Um olhar positivo sobre a profissão
Jefferson Magno Costa está no último semestre do curso de pedagogia. Aos 42 anos, ele resolveu migrar da área de hotelaria e turismo, na qual sempre atuou, para a educação. Bastante otimista e com uma visão positiva sobre os rumos da educação, assim como seus projetos pessoais, ele acredita que o grande diferencial para a otimização da área também dependa do comportamento do profissional de educação.
Nascido em Sorocaba, Costa se mudou há alguns anos para Caraguatatuba para auxiliar os pais, que são idosos e requeriam mais atenção nesta fase. Ele já havia cursado três anos de psicologia e, ao analisar o mercado profissional no litoral, considerou que a pedagogia seria uma área em que teria boas condições de atuar, não apenas por gostar da área e estar mais próxima da anterior, mas também pelas possibilidades de atuação.
“As pessoas nem sempre dão o devido valor à área da educação, mas ela é tão complexa quanto outras, até mesmo como a medicina. Quando atuamos na educação infantil, a criança está em fase de desenvolvimento e é preciso dominar muitas técnicas, na teoria e prática, para contribuir corretamente com esse desenvolvimento, que terá reflexos pela vida”, completou.
Segundo o estudante, muito do que ocorre com a área está ligada à imagem que as pessoas criaram, de forma pejorativa, da educação como um todo. “Quando estamos num grupo e as pessoas perguntam para todos quais os cursos estão fazendo, se falar que faz engenharia, medicina, direito, todo mundo aprova. Mas quando fala que faz pedagogia, as pessoas torcem o nariz”, disse.

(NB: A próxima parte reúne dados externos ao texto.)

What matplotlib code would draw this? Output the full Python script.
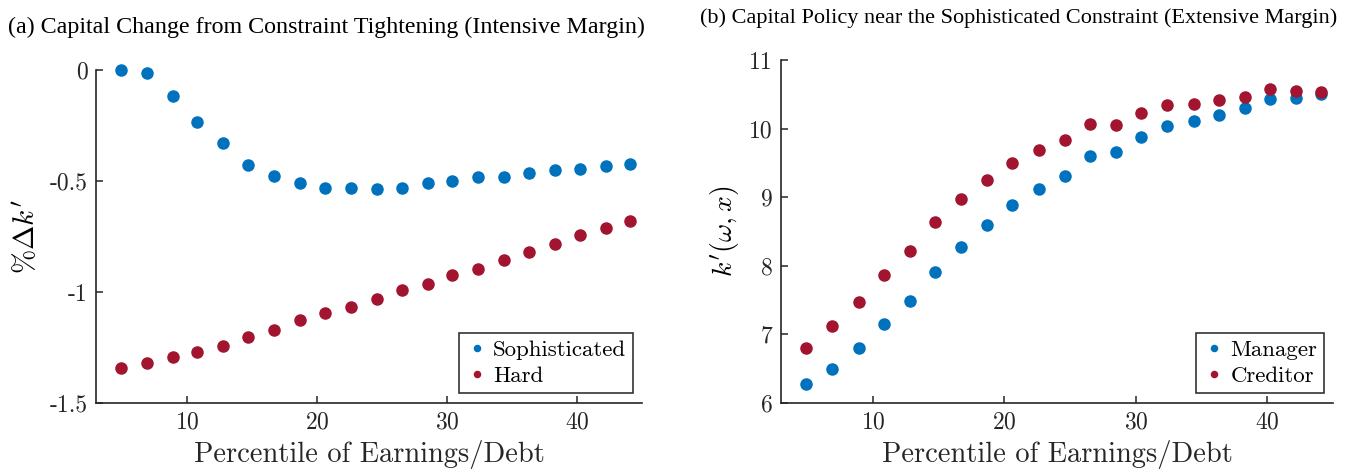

Jefferson Costa considera que é pela falta de investimentos em políticas públicas que o professor não atinge um patamar de remuneração de outros profissionais, mas vê de forma positiva o fato de não faltarem vagas no mercado. “A área da educação sempre vai precisar de professores qualificados. Se o profissional se dedicar, continuar estudando, fazer uma pós, um mestrado, ele pode conquistar melhores rendimentos”, explica.
O universitário lembra que certa vez leu um artigo que dizia “a sociedade quer bons professores para seus filhos, mas não quer que seus filhos sejam professores”. Ele acredita que esse seja o senso comum da sociedade em relação à área, o que contribui para sua desvalorização.
“Escolhi essa área porque gosto. Ensinar é produzir conhecimento, é ser um instrumento na elaboração do conhecimento. Por isso tenho orgulho da área que escolhi, não ligo para o senso comum. Pretendo seguir e crescer nessa área”, concluiu.